You really recognise where you come from when you go to a family reunion. 34 people were expected for yesterday's gathering in Elwood City, Pennsylvania. This gathering, which I assumed was one of the normal summer gatherings that we used to have at Aunt L's house, turns out to have been organised in my honour - because I am so rarely in the country. This induced some guilt, but also an emotional swelling in realisation that a lot of family were coming out in part to see me. Or more that my Aunt G thought it the right thing to do, that the family gathers to see me. And sadness that the big family gatherings no longer bring the family hoardes back to the centre of the family tree, the reason why Aunt G does not regularly organised them any longer.
I don't think visiting the relatives was ever a fraught experience for me before, but in my adulthood, like so many things that are no longer unambiguous, its given me a lot to think about.
It is a family that loves nothing more than to eat and where most of the people over the age of 25 are chubby. Most of my young cousins, twenty-somethings, are quite attractive, and thin. It is probably only my parents who go on and on about dieting, but I feel more anxious about my weight and looks here with my family, am concerned more about being judged and found physically wanting. These are age-old issues for me but perhaps are compounded by the liberal sprinklings of criticism my family produces. Despite their overt tolerance, there is a lot of gossip, complaining and criticism going on in private conversation, which makes me a little uncomfortable. Probably because I am the same way - just narky about different things and different people than they are.
Also, compounding my insecurities is my singledom. I love being single, but in a family where everyone is married off with copious kids, I am afraid they think I am unwanted rather than single by choice. I don’t want my young cousins to think I’m too weird to find a man. They have all come with their boyfriends or babies. The more boyfriends and babies there are, the less I want to have anything to do with them and the less interested I am in talking to and getting to know my cousins. I was originally so excited to find out what these young people were up to. I have such fond memories of them as toddlers. But they showed little to no interest in me and I never overheard any conversation about work or studies or projects. I did hear about wedding plans and engagements. I do have one cousin who is also a traveller, travelling more roughly than I do, but she was not in the country.
So I am watching myself turn into a crusty old spinster - and worse, being proud of it. I have to accept that most people want to pair up and bear children and that this is mostly not a feminist issue and no one cares if I am different. Though also excited about seeing my old uncles and aunts again, by the evening of the reunion I was bored with the aimless chatter, at not having a really meaningful conversation with anyone except for my cousin with a history of alcoholism who can barely bear the fact that no one in the family likes her. My aunt, who organises, cooks and cares for everyone seems stressed and not like she's enjoying herself.

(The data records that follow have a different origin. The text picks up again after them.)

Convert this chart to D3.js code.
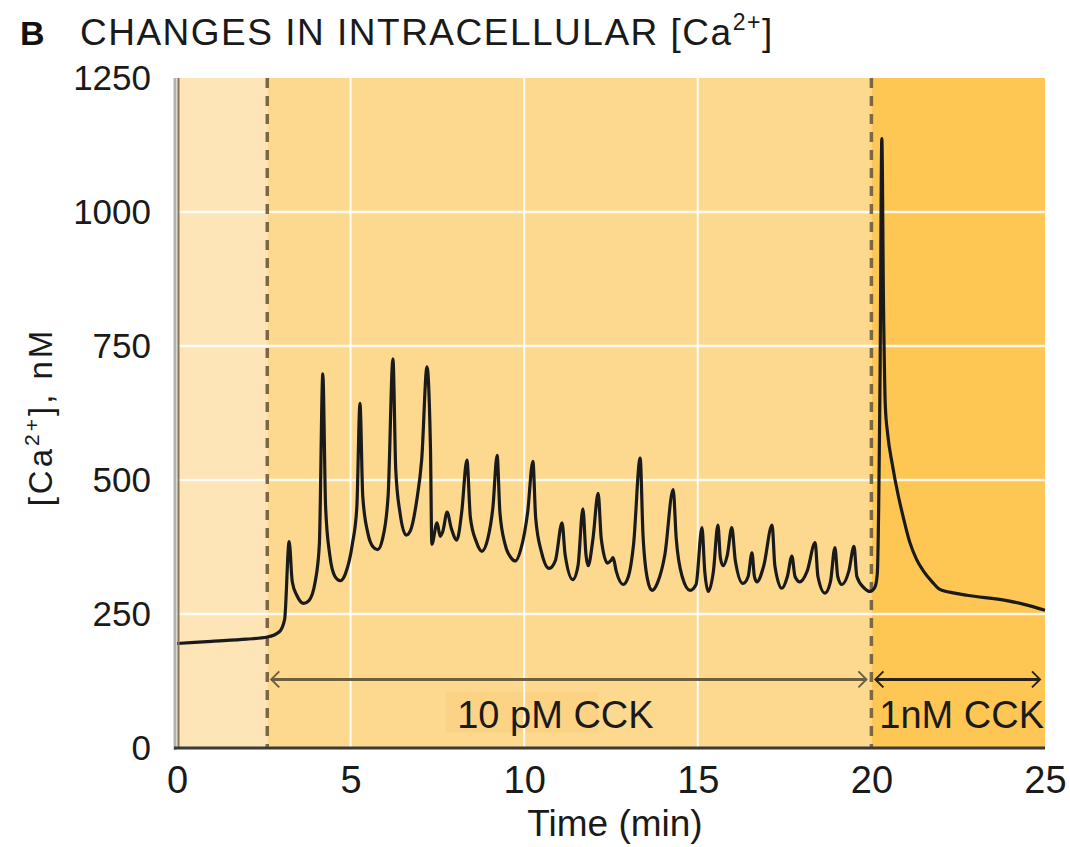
<!DOCTYPE html>
<html>
<head>
<meta charset="utf-8">
<script src="https://cdn.jsdelivr.net/npm/d3@7"></script>
<style>
  html, body { margin: 0; padding: 0; background: #ffffff; }
  svg { display: block; font-family: "Liberation Sans", Arial, sans-serif; }
</style>
</head>
<body>
<svg id="chart" width="1070" height="847"></svg>
<script>
// ---- data ----
const timeMin = [0, 1.0, 2.0, 2.6, 2.95, 3.1, 3.23, 3.32, 3.45, 3.65, 3.8, 3.98, 4.1, 4.2, 4.28, 4.4, 4.55, 4.7, 4.85, 5.05, 5.18, 5.27, 5.35, 5.5, 5.65, 5.78, 5.92, 6.08, 6.22, 6.3, 6.42, 6.6, 6.72, 6.9, 7.05, 7.2, 7.3, 7.34, 7.49, 7.58, 7.66, 7.78, 7.9, 8.06, 8.2, 8.35, 8.45, 8.62, 8.78, 8.95, 9.1, 9.22, 9.3, 9.45, 9.62, 9.75, 9.9, 10.1, 10.25, 10.33, 10.5, 10.72, 10.9, 11.09, 11.18, 11.4, 11.55, 11.69, 11.78, 11.84, 11.98, 12.13, 12.22, 12.4, 12.5, 12.56, 12.65, 12.85, 13.0, 13.15, 13.34, 13.42, 13.55, 13.68, 13.85, 14.05, 14.29, 14.38, 14.55, 14.78, 14.95, 15.12, 15.2, 15.3, 15.45, 15.58, 15.65, 15.73, 15.85, 15.98, 16.08, 16.3, 16.45, 16.56, 16.63, 16.7, 16.9, 17.14, 17.22, 17.42, 17.58, 17.71, 17.8, 17.94, 18.15, 18.38, 18.46, 18.66, 18.82, 18.95, 19.03, 19.15, 19.35, 19.5, 19.58, 19.8, 19.96, 20.1, 20.17, 20.25, 20.3, 20.35, 20.4, 20.47, 20.6, 20.77, 20.92, 21.1, 21.3, 21.5, 21.75, 21.97, 22.4, 22.75, 23.9, 24.4, 25.0];
const caNM = [195, 199, 203, 207, 217, 240, 385, 310, 285, 270, 275, 310, 380, 698, 450, 360, 320, 312, 325, 380, 450, 643, 470, 400, 375, 370, 390, 470, 726, 520, 440, 397, 405, 460, 540, 711, 560, 380, 420, 395, 405, 440, 410, 388, 440, 537, 430, 385, 367, 390, 450, 546, 440, 380, 355, 349, 370, 440, 535, 430, 365, 335, 350, 420, 360, 314, 340, 446, 360, 340, 390, 475, 390, 345, 350, 355, 330, 305, 320, 380, 541, 400, 315, 294, 310, 360, 482, 390, 320, 294, 305, 411, 330, 292, 330, 416, 355, 340, 360, 411, 350, 307, 320, 364, 320, 310, 340, 416, 340, 298, 320, 358, 320, 310, 330, 383, 320, 289, 310, 374, 320, 305, 330, 376, 320, 298, 292, 300, 325, 700, 1137, 820, 640, 585, 530, 472, 430, 385, 352, 330, 310, 296, 289, 285, 275, 268, 257];

const xTicks = [0, 5, 10, 15, 20, 25];
const yTicks = [0, 250, 500, 750, 1000, 1250];
const gridX = [5, 10, 15];
const gridY = [250, 500, 750, 1000];

const phaseStarts = [0, 2.6, 20];
const phaseEnds = [2.6, 20, 25];
const phaseColors = ["#FEE5B8", "#FDD98F", "#FEC753"];
const markerTimes = [2.6, 20];

const arrowStarts = [2.6, 20];
const arrowEnds = [20, 25];
const arrowLabels = ["10 pM CCK", "1nM CCK"];
const arrowLabelX = [10.9, 22.6];
const arrowColors = ["#6e5f40", "#2a2218"];

// ---- layout ----
const svg = d3.select("#chart");
const x = d3.scaleLinear().domain([0, 25]).range([177, 1045]);
const y = d3.scaleLinear().domain([0, 1250]).range([748, 78]);

// backgrounds
svg.selectAll("rect.phase")
  .data(phaseStarts)
  .enter().append("rect")
  .attr("class", "phase")
  .attr("x", (d) => x(d))
  .attr("y", y(1250))
  .attr("width", (d, i) => x(phaseEnds[i]) - x(d))
  .attr("height", y(0) - y(1250))
  .attr("fill", (d, i) => phaseColors[i]);

// label box behind 10 pM CCK
svg.append("rect")
  .attr("x", x(arrowLabelX[0]) - 110)
  .attr("y", y(105))
  .attr("width", 153)
  .attr("height", 41)
  .attr("fill", "#FCD385");

// grid
svg.selectAll("line.gy")
  .data(gridY)
  .enter().append("line")
  .attr("x1", x(0)).attr("x2", x(25))
  .attr("y1", (d) => y(d)).attr("y2", (d) => y(d))
  .attr("stroke", "#ffffff").attr("stroke-opacity", 0.85).attr("stroke-width", 2.5);

svg.selectAll("line.gx")
  .data(gridX)
  .enter().append("line")
  .attr("x1", (d) => x(d)).attr("x2", (d) => x(d))
  .attr("y1", y(1250)).attr("y2", y(0))
  .attr("stroke", "#ffffff").attr("stroke-opacity", 0.9).attr("stroke-width", 2);

// dashed marker lines
svg.selectAll("line.mk")
  .data(markerTimes)
  .enter().append("line")
  .attr("x1", (d) => x(d)).attr("x2", (d) => x(d))
  .attr("y1", y(1250)).attr("y2", y(0))
  .attr("stroke", "#7b6843").attr("stroke-width", 3.5)
  .attr("stroke-dasharray", "10,8");

// arrows
const arrowY = y(128);
arrowStarts.forEach((s, i) => {
  const x1 = x(s) + 4, x2 = x(arrowEnds[i]) - 5;
  const c = arrowColors[i];
  svg.append("line")
    .attr("x1", x1).attr("x2", x2).attr("y1", arrowY).attr("y2", arrowY)
    .attr("stroke", c).attr("stroke-width", 3);
  svg.append("path")
    .attr("d", `M${x1 + 8},${arrowY - 8} L${x1},${arrowY} L${x1 + 8},${arrowY + 8}`)
    .attr("fill", "none").attr("stroke", c).attr("stroke-width", 2);
  svg.append("path")
    .attr("d", `M${x2 - 8},${arrowY - 8} L${x2},${arrowY} L${x2 - 8},${arrowY + 8}`)
    .attr("fill", "none").attr("stroke", c).attr("stroke-width", 2);
  svg.append("text")
    .attr("x", x(arrowLabelX[i]))
    .attr("y", y(37))
    .attr("text-anchor", "middle")
    .attr("font-size", 38)
    .attr("fill", "#1a1a1a")
    .text(arrowLabels[i]);
});

// trace
const pts = timeMin.map((t, i) => [t, caNM[i]]);
const line = d3.line().x((d) => x(d[0])).y((d) => y(d[1])).curve(d3.curveMonotoneX);
svg.append("path")
  .datum(pts)
  .attr("d", line)
  .attr("fill", "none")
  .attr("stroke", "#1a1a1a")
  .attr("stroke-width", 3.2)
  .attr("stroke-linejoin", "round");

// axes lines
svg.append("line")
  .attr("x1", x(0) - 2).attr("x2", x(0) - 2)
  .attr("y1", y(1250)).attr("y2", y(0) + 2)
  .attr("stroke", "#b1b1b1").attr("stroke-width", 3);
svg.append("line")
  .attr("x1", x(0) + 1.5).attr("x2", x(0) + 1.5)
  .attr("y1", y(1250)).attr("y2", y(0))
  .attr("stroke", "#8a7452").attr("stroke-width", 2);
svg.append("line")
  .attr("x1", x(0) - 3).attr("x2", x(25))
  .attr("y1", y(0)).attr("y2", y(0))
  .attr("stroke", "#3a3a3a").attr("stroke-width", 3);

// axes (labels only)
const yAxis = d3.axisLeft(y).tickValues(yTicks).tickFormat(d3.format("d")).tickSize(0).tickPadding(0);
const gy = svg.append("g").attr("transform", "translate(151,0)").call(yAxis);
gy.select(".domain").remove();
gy.selectAll("text").attr("font-size", 35).attr("fill", "#1a1a1a")
  .attr("font-family", "Liberation Sans, Arial, sans-serif");

const xAxis = d3.axisBottom(x).tickValues(xTicks).tickFormat(d3.format("d")).tickSize(0).tickPadding(0);
const gx = svg.append("g").attr("transform", "translate(0,766)").call(xAxis);
gx.select(".domain").remove();
gx.selectAll("text").attr("font-size", 38).attr("fill", "#1a1a1a")
  .attr("font-family", "Liberation Sans, Arial, sans-serif");

// axis titles
svg.append("text")
  .attr("x", x(12.5) + 4).attr("y", 836)
  .attr("text-anchor", "middle")
  .attr("font-size", 37).attr("fill", "#1a1a1a")
  .text("Time (min)");

const yt = svg.append("text")
  .attr("transform", `translate(52,${y(625) + 4}) rotate(-90)`)
  .attr("text-anchor", "middle")
  .attr("font-size", 33).attr("letter-spacing", 3).attr("fill", "#1a1a1a");
yt.append("tspan").text("[Ca");
yt.append("tspan").attr("font-size", 21).attr("dy", -13).text("2+");
yt.append("tspan").attr("dy", 13).text("], nM");

// title
svg.append("text")
  .attr("x", 20).attr("y", 45)
  .attr("font-size", 34).attr("font-weight", "bold").attr("fill", "#111")
  .text("B");
const tt = svg.append("text")
  .attr("x", 80).attr("y", 45)
  .attr("font-size", 37).attr("letter-spacing", 1.5).attr("fill", "#1a1a1a");
tt.append("tspan").text("CHANGES IN INTRACELLULAR [Ca");
tt.append("tspan").attr("font-size", 23).attr("dy", -15).text("2+");
tt.append("tspan").attr("dy", 15).text("]");
</script>
</body>
</html>
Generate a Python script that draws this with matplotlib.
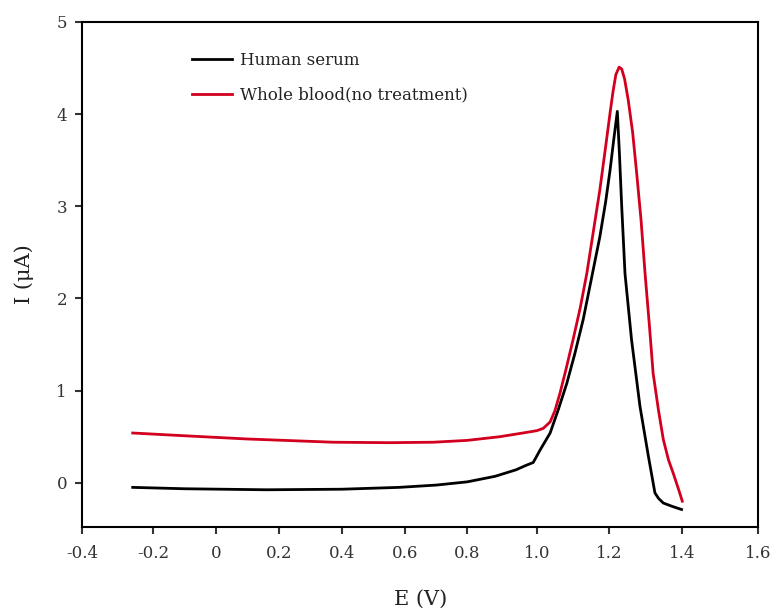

I find myself contrary here, arguing with my dad over our opposing degrees of respect for authority figures, when really we aren't so far apart in our views. It is just that I need to resist his conservatism. I'm not usually like this with him, though, at least I don't think so. Definitely not over the phone.
I am hungry here because idle and unengaged, and picking my split ends. On a more positive note, I had a good time with my sister after we had a long heart-to-heart last night. I admitted to insecurity over her body being so much better than mine. She admitted being envious that I am not as fearful of some sorts of things as she is. There is so much for me to overcome: self-emphasis on attractiveness, the need to accentuate my rebelliousness, a tendency towards the critical. And I know all this. Generally I feel I've made progress. Not so with my family – it was a regressive experience.